◆ The exercise
Reproduce nothing but the lines from the start of the material through the line that includes "const brackets = [bracketA, bracketB, bracketC, bracketD];", both ends included, and omit every picture.

◆ Material
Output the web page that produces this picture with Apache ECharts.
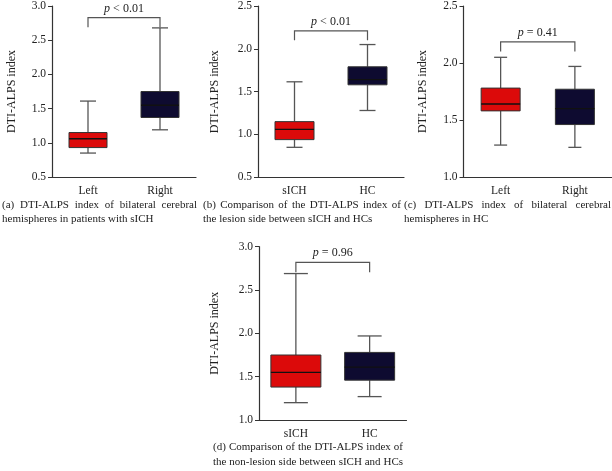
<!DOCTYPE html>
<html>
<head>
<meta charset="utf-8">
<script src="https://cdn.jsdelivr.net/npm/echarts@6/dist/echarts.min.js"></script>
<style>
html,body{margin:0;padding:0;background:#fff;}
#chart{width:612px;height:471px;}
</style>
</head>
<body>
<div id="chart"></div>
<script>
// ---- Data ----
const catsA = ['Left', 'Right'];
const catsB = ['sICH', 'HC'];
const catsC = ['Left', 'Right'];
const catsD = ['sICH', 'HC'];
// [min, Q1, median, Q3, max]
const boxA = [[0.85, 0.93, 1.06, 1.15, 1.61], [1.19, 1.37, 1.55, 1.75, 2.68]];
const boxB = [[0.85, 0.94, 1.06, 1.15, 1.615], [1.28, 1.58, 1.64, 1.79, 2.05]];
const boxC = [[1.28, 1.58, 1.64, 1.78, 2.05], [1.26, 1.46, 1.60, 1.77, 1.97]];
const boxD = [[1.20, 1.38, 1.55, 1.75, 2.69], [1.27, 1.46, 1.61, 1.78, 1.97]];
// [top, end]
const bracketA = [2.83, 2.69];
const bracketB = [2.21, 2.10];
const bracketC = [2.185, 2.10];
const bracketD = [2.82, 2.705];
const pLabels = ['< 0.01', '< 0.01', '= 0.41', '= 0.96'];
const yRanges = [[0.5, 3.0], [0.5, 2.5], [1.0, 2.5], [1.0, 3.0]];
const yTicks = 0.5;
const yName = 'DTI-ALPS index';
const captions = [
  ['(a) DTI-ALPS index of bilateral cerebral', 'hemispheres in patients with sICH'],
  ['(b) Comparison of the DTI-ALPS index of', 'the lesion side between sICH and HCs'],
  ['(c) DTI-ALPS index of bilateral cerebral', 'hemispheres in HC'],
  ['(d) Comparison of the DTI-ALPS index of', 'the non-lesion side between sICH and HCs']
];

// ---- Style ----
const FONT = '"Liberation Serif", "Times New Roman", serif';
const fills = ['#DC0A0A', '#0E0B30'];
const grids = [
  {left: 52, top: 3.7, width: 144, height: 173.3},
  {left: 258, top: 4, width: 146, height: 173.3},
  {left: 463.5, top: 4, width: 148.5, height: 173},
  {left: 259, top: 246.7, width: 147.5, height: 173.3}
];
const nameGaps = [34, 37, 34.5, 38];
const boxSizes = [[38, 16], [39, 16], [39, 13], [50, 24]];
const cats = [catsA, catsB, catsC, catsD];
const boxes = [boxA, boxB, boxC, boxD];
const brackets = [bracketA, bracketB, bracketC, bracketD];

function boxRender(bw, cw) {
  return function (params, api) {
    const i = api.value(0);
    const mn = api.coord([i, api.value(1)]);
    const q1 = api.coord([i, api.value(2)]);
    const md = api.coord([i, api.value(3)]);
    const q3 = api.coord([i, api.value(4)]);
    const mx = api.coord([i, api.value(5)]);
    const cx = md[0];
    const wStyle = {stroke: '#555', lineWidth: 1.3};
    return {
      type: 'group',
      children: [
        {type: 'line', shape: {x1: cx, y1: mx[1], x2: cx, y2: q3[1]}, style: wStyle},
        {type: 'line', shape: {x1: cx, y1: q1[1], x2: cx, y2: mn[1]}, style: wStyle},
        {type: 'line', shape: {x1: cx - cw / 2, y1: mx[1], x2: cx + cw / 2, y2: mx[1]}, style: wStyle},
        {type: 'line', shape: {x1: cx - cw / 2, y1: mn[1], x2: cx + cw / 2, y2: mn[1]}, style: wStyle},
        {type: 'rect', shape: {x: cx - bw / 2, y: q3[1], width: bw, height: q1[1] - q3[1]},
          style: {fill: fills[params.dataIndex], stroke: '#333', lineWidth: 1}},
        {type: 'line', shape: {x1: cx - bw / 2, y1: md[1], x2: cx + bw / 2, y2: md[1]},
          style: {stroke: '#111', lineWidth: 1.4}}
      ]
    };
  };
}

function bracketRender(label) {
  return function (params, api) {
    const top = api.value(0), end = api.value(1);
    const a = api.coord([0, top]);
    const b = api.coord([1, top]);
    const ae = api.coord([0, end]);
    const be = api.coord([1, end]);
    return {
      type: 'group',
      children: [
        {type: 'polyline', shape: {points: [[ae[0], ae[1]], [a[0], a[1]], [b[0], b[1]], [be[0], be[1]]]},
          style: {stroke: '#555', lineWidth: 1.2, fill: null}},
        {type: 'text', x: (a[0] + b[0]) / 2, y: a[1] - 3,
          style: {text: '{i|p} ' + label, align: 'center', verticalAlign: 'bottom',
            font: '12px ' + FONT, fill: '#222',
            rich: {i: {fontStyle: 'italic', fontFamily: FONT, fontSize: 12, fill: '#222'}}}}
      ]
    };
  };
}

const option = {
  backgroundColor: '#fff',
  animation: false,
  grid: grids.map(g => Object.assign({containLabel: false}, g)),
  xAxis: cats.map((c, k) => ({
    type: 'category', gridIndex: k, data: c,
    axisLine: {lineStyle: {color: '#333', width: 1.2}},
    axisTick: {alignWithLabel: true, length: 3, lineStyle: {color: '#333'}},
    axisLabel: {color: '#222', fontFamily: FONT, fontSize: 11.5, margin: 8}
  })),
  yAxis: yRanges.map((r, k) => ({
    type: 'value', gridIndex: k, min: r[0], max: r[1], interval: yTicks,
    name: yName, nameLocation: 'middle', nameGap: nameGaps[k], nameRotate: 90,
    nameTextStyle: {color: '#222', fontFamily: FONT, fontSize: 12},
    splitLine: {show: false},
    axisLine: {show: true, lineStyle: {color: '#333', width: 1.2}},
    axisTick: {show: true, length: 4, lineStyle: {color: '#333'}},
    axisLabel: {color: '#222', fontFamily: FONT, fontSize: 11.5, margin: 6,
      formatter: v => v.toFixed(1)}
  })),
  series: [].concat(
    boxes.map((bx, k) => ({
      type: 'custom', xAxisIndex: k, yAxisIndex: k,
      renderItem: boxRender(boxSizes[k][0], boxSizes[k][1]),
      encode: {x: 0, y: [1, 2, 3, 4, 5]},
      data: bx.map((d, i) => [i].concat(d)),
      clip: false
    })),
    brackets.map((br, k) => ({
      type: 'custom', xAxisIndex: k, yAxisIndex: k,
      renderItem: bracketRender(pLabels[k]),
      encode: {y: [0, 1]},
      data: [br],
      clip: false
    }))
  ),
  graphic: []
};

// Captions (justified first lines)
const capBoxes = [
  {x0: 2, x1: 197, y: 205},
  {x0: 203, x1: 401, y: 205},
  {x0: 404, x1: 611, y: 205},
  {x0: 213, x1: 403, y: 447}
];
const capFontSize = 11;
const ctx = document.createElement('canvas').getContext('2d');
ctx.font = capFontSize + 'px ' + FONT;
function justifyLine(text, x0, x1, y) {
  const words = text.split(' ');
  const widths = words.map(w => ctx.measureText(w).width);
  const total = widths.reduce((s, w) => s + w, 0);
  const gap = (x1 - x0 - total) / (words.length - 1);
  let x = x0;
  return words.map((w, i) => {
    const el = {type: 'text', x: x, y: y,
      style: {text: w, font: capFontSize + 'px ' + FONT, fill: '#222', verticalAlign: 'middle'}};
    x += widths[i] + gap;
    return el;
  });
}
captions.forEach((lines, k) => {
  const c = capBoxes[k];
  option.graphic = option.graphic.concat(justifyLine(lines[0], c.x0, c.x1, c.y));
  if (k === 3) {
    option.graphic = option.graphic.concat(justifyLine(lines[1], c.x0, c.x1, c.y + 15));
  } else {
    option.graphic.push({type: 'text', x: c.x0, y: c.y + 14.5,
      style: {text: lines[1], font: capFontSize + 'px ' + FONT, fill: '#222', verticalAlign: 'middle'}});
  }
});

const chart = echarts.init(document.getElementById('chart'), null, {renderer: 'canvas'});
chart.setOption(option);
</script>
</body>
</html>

◆ Task solution
Output the web page that produces this picture with Apache ECharts.
<!DOCTYPE html>
<html>
<head>
<meta charset="utf-8">
<script src="https://cdn.jsdelivr.net/npm/echarts@6/dist/echarts.min.js"></script>
<style>
html,body{margin:0;padding:0;background:#fff;}
#chart{width:612px;height:471px;}
</style>
</head>
<body>
<div id="chart"></div>
<script>
// ---- Data ----
const catsA = ['Left', 'Right'];
const catsB = ['sICH', 'HC'];
const catsC = ['Left', 'Right'];
const catsD = ['sICH', 'HC'];
// [min, Q1, median, Q3, max]
const boxA = [[0.85, 0.93, 1.06, 1.15, 1.61], [1.19, 1.37, 1.55, 1.75, 2.68]];
const boxB = [[0.85, 0.94, 1.06, 1.15, 1.615], [1.28, 1.58, 1.64, 1.79, 2.05]];
const boxC = [[1.28, 1.58, 1.64, 1.78, 2.05], [1.26, 1.46, 1.60, 1.77, 1.97]];
const boxD = [[1.20, 1.38, 1.55, 1.75, 2.69], [1.27, 1.46, 1.61, 1.78, 1.97]];
// [top, end]
const bracketA = [2.83, 2.69];
const bracketB = [2.21, 2.10];
const bracketC = [2.185, 2.10];
const bracketD = [2.82, 2.705];
const pLabels = ['< 0.01', '< 0.01', '= 0.41', '= 0.96'];
const yRanges = [[0.5, 3.0], [0.5, 2.5], [1.0, 2.5], [1.0, 3.0]];
const yTicks = 0.5;
const yName = 'DTI-ALPS index';
const captions = [
  ['(a) DTI-ALPS index of bilateral cerebral', 'hemispheres in patients with sICH'],
  ['(b) Comparison of the DTI-ALPS index of', 'the lesion side between sICH and HCs'],
  ['(c) DTI-ALPS index of bilateral cerebral', 'hemispheres in HC'],
  ['(d) Comparison of the DTI-ALPS index of', 'the non-lesion side between sICH and HCs']
];

// ---- Style ----
const FONT = '"Liberation Serif", "Times New Roman", serif';
const fills = ['#DC0A0A', '#0E0B30'];
const grids = [
  {left: 52, top: 3.7, width: 144, height: 173.3},
  {left: 258, top: 4, width: 146, height: 173.3},
  {left: 463.5, top: 4, width: 148.5, height: 173},
  {left: 259, top: 246.7, width: 147.5, height: 173.3}
];
const nameGaps = [34, 37, 34.5, 38];
const boxSizes = [[38, 16], [39, 16], [39, 13], [50, 24]];
const cats = [catsA, catsB, catsC, catsD];
const boxes = [boxA, boxB, boxC, boxD];
const brackets = [bracketA, bracketB, bracketC, bracketD];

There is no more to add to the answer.